EXERCISE: Locate each line with the string "this" in the listing below and copy it.

DATASET ROWS:
◇ ◇ ◇ ◇

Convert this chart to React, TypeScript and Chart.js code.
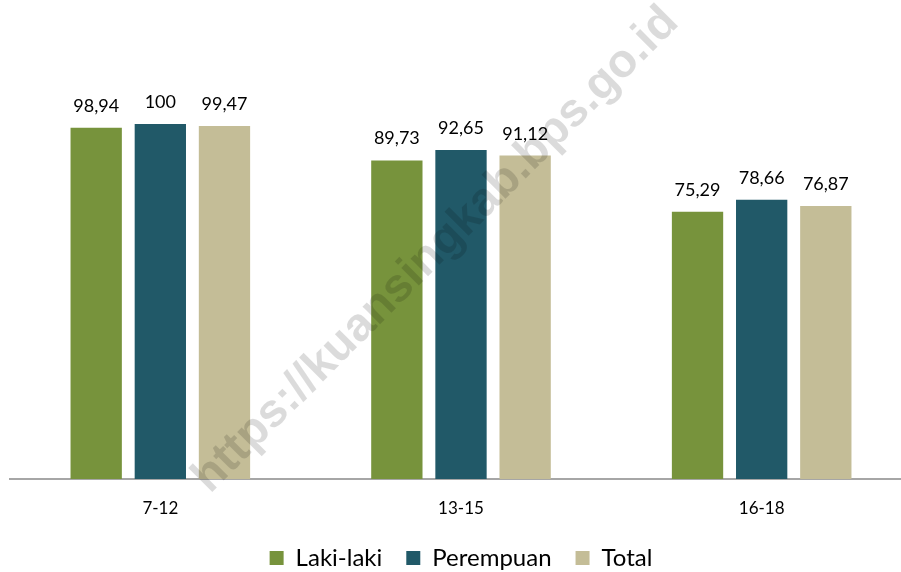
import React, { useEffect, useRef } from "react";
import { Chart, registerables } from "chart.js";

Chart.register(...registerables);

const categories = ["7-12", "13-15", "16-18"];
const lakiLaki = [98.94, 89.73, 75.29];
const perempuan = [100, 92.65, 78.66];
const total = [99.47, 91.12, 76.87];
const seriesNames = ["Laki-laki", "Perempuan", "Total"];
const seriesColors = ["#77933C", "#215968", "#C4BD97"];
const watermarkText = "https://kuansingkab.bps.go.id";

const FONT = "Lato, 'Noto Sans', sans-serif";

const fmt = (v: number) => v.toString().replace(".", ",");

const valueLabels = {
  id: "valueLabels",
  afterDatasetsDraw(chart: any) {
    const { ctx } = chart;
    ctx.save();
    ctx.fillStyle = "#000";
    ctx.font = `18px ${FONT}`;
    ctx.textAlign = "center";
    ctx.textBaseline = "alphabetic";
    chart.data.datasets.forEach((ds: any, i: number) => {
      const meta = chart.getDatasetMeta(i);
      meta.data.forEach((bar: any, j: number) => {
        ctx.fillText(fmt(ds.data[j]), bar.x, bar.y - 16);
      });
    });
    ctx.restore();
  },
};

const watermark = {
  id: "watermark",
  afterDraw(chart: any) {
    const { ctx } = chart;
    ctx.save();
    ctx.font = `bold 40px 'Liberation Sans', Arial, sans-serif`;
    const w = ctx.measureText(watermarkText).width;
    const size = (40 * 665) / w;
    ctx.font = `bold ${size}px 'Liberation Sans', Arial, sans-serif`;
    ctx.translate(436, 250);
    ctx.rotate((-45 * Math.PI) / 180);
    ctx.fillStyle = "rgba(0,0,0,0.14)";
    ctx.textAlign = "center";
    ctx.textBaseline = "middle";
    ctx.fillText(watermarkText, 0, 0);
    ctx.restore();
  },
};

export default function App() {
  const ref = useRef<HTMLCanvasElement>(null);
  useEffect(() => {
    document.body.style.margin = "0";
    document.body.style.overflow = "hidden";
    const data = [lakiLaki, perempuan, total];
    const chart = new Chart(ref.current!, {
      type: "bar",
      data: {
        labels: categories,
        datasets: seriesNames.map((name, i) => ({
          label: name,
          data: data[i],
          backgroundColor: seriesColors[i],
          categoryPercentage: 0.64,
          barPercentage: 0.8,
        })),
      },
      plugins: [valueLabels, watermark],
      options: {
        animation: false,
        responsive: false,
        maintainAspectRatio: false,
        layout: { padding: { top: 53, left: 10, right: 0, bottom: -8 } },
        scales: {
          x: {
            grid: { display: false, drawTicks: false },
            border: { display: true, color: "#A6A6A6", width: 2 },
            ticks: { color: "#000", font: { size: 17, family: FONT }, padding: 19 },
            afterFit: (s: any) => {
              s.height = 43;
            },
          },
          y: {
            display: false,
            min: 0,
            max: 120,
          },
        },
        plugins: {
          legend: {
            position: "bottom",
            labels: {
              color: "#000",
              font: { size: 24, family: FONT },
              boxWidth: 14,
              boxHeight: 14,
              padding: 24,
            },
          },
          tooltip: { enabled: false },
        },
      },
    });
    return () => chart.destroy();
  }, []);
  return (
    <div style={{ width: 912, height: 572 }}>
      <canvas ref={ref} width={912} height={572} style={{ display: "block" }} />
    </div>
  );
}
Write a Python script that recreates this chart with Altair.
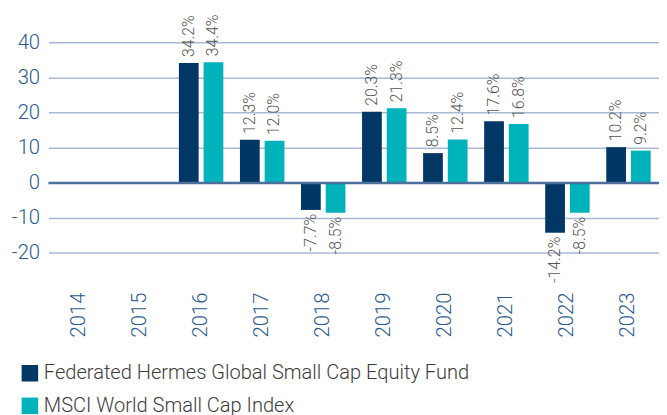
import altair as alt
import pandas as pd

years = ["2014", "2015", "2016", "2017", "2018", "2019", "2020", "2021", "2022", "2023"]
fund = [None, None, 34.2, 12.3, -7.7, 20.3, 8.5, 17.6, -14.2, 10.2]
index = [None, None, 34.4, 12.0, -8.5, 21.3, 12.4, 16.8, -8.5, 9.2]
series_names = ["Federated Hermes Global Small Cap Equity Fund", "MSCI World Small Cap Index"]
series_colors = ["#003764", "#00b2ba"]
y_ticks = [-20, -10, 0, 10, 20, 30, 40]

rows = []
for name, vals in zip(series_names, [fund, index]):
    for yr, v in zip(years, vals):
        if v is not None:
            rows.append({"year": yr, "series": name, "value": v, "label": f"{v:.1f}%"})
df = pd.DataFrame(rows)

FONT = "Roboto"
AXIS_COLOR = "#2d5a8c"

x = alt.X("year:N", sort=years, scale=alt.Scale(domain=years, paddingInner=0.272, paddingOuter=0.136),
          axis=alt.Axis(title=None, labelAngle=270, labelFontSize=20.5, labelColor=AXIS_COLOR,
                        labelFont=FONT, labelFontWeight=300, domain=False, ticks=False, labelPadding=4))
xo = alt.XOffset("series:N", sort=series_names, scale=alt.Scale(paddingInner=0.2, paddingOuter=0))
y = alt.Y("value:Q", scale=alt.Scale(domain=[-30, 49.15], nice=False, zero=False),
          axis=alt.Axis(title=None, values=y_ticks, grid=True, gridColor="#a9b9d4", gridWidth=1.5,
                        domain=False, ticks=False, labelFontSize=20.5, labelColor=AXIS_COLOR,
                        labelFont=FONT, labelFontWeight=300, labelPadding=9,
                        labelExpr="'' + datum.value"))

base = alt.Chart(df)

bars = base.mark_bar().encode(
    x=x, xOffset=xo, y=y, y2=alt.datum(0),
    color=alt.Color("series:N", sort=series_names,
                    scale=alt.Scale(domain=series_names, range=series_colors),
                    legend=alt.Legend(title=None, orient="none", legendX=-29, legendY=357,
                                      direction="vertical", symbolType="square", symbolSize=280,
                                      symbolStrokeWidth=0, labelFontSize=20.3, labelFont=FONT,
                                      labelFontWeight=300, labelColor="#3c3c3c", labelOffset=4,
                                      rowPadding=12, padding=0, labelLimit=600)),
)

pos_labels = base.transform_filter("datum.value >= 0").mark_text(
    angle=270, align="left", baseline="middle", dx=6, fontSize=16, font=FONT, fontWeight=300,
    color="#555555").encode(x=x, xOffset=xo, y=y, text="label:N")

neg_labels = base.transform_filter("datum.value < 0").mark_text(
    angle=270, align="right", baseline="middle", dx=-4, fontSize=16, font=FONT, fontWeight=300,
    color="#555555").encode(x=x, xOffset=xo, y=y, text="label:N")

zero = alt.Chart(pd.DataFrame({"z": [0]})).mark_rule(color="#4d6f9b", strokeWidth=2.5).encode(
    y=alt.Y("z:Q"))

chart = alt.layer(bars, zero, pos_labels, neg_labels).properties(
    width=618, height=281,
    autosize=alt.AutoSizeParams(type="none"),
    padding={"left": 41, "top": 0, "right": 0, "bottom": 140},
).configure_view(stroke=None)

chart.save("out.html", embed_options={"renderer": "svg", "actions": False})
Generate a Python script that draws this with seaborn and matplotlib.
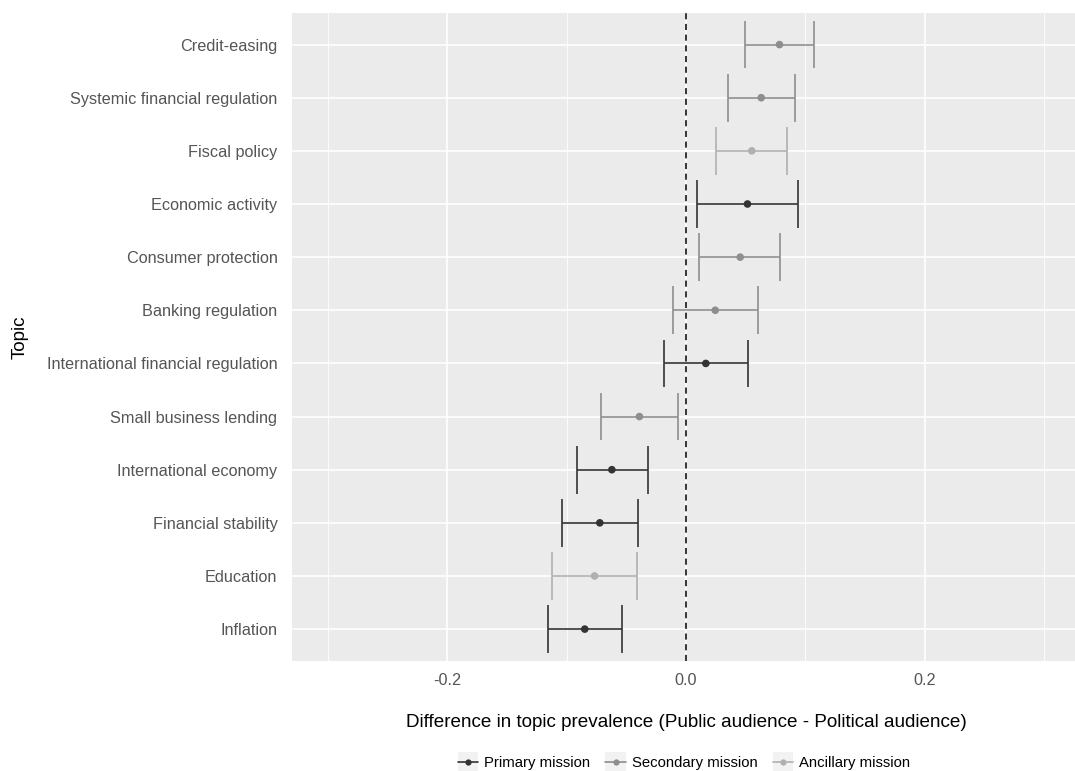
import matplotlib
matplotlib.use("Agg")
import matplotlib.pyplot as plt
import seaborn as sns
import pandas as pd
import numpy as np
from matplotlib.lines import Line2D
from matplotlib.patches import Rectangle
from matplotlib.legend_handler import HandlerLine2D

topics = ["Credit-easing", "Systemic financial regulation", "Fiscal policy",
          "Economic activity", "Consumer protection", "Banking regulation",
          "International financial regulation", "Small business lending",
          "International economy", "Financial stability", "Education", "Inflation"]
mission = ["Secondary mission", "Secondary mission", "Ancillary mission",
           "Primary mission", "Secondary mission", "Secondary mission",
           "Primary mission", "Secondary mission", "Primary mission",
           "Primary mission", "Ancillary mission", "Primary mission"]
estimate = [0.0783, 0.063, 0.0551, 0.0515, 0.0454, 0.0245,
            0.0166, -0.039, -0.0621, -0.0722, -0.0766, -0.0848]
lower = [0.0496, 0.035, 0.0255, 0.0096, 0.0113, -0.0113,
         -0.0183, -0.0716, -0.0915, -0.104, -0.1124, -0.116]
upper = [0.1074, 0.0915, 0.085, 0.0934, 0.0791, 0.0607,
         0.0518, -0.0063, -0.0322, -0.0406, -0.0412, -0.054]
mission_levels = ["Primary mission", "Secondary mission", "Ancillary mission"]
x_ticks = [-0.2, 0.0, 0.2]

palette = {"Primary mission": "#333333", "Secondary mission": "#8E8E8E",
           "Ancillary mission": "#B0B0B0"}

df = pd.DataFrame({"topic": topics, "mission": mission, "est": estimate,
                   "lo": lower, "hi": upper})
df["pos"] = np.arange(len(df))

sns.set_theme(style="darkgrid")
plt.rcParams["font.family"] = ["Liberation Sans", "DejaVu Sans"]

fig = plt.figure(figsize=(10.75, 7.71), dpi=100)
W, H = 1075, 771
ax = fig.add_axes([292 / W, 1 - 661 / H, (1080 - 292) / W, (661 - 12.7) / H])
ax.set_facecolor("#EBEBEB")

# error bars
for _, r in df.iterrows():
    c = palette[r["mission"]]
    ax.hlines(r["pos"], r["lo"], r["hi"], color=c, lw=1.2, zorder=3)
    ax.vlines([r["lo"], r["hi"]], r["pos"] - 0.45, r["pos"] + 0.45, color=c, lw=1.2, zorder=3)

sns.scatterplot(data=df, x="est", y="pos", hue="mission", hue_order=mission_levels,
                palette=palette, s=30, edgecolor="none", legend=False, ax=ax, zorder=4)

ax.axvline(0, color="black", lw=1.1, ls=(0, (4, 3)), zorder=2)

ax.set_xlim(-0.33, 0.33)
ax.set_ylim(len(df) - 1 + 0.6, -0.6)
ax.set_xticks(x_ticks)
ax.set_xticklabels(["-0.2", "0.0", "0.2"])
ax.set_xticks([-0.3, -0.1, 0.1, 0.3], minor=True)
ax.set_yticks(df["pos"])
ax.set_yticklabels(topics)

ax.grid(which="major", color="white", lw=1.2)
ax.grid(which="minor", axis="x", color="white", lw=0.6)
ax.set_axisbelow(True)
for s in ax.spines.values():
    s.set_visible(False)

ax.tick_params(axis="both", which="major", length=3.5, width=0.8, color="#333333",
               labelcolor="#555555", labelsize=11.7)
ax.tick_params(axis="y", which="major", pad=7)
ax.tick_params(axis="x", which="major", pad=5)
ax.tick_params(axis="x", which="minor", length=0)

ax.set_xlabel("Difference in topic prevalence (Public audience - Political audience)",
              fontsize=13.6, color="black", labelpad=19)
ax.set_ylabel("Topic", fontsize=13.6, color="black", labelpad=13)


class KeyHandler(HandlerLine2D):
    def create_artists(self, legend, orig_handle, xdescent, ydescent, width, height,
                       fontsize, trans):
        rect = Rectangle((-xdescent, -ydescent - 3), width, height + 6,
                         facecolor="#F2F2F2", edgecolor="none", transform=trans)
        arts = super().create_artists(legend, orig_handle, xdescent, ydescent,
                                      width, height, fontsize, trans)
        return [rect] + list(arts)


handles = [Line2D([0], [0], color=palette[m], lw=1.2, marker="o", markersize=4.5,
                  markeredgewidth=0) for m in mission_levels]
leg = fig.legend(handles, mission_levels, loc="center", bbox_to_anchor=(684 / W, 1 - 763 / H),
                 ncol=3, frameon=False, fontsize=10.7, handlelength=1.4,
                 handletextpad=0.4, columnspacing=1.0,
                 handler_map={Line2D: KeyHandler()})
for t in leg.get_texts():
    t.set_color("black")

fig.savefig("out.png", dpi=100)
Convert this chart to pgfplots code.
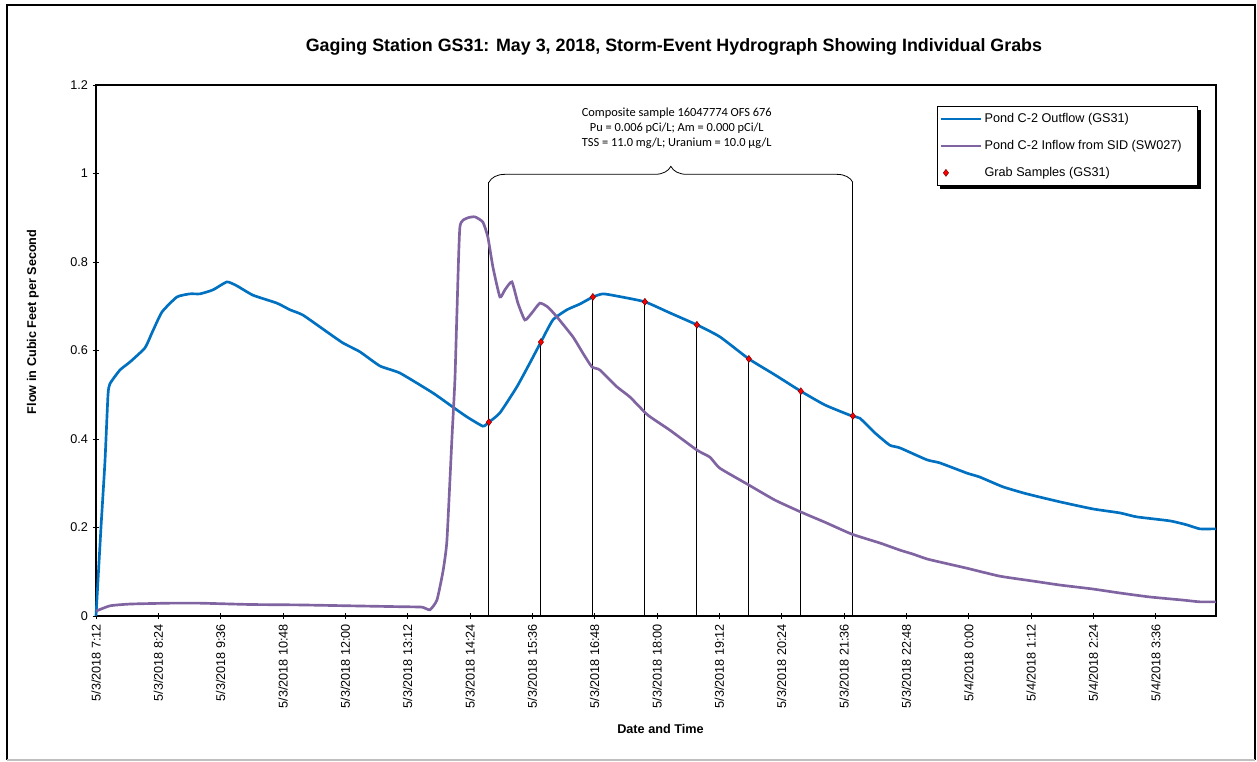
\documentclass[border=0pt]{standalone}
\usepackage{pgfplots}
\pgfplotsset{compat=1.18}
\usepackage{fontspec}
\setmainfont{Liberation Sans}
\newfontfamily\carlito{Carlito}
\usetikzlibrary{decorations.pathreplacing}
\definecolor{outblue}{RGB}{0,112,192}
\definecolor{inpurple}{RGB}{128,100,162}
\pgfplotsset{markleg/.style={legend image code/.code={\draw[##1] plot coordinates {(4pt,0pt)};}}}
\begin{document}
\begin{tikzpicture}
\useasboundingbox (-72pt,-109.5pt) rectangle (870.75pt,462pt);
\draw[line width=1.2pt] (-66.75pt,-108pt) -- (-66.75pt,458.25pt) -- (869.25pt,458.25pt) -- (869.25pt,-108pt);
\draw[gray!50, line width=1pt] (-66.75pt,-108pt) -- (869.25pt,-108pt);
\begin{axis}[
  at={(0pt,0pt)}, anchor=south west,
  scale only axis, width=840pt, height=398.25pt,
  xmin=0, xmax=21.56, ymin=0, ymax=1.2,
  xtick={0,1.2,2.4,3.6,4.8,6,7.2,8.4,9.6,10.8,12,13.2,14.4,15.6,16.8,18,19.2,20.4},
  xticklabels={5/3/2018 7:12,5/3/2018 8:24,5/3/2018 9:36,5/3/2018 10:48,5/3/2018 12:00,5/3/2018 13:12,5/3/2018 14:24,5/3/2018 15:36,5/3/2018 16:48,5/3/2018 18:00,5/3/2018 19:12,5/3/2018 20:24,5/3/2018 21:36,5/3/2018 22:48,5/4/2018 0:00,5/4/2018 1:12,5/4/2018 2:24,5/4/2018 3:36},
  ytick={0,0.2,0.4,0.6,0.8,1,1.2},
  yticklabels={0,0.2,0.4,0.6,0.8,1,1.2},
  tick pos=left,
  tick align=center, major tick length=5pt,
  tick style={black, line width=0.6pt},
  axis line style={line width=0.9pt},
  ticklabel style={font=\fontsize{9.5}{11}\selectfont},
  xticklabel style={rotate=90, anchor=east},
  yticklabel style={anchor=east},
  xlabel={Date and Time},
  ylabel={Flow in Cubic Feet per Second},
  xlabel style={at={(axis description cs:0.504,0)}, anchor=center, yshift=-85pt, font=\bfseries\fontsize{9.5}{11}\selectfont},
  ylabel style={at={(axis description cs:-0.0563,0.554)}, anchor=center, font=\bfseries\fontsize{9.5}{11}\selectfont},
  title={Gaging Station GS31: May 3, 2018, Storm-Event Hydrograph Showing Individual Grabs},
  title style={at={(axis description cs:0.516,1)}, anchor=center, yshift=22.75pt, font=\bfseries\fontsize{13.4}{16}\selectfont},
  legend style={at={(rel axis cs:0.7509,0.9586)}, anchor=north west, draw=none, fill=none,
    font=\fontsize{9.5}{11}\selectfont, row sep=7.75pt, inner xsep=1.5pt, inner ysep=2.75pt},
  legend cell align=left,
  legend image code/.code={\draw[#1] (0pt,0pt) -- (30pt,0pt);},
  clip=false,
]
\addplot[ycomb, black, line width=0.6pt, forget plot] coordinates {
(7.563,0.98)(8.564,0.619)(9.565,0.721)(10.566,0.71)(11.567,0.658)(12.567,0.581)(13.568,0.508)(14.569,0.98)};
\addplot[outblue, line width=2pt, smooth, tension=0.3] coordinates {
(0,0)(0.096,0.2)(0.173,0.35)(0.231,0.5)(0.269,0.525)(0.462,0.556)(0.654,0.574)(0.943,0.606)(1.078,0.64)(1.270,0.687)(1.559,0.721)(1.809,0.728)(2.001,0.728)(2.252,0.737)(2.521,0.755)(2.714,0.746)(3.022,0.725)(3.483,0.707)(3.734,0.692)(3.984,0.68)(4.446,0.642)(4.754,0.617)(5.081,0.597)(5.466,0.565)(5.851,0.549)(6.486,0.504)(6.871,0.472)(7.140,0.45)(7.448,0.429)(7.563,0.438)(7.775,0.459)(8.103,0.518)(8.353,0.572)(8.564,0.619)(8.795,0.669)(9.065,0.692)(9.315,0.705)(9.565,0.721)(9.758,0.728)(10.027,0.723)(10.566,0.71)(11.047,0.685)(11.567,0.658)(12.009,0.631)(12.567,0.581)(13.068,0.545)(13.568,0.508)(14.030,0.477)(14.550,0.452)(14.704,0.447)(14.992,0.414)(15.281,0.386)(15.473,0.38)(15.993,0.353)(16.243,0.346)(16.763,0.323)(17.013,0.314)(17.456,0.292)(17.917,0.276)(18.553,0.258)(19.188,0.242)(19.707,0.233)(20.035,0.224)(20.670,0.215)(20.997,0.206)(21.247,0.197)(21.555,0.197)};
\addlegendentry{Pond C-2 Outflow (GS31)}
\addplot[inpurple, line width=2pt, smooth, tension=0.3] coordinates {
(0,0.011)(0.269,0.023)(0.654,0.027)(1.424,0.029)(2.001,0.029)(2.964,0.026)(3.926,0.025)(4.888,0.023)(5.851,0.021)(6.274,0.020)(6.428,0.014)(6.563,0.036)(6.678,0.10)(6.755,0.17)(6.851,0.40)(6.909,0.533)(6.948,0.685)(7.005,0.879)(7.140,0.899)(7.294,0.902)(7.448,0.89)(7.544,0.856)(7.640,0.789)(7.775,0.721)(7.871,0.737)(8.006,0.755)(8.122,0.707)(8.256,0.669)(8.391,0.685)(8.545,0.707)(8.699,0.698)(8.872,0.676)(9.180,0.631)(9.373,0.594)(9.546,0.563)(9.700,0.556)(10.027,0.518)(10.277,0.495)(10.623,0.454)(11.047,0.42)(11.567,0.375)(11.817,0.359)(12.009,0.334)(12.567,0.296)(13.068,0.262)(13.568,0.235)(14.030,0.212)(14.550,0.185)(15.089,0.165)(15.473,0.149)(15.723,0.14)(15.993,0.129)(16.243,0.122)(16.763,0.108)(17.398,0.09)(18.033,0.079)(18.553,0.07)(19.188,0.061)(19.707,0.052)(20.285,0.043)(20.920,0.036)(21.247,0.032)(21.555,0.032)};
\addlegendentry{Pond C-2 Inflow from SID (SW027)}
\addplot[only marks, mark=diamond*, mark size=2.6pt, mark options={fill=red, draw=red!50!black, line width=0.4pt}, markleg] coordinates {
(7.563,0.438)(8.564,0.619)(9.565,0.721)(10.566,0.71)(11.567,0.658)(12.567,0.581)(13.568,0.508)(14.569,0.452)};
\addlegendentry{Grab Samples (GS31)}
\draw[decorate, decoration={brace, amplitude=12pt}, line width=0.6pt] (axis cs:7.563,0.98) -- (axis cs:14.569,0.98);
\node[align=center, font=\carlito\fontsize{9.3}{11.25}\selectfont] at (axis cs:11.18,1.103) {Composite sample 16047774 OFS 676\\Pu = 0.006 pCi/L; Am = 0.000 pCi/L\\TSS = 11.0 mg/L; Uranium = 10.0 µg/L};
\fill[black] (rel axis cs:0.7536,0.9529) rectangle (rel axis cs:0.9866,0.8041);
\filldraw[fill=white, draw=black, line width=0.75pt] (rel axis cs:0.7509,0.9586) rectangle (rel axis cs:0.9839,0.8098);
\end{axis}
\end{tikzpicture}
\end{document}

◇ ◇ ◇ ◇

FINAL RESULT:
Convert this chart to React, TypeScript and Chart.js code.
Write a Python script that recreates this chart with Altair.
Generate a Python script that draws this with seaborn and matplotlib.
Convert this chart to pgfplots code.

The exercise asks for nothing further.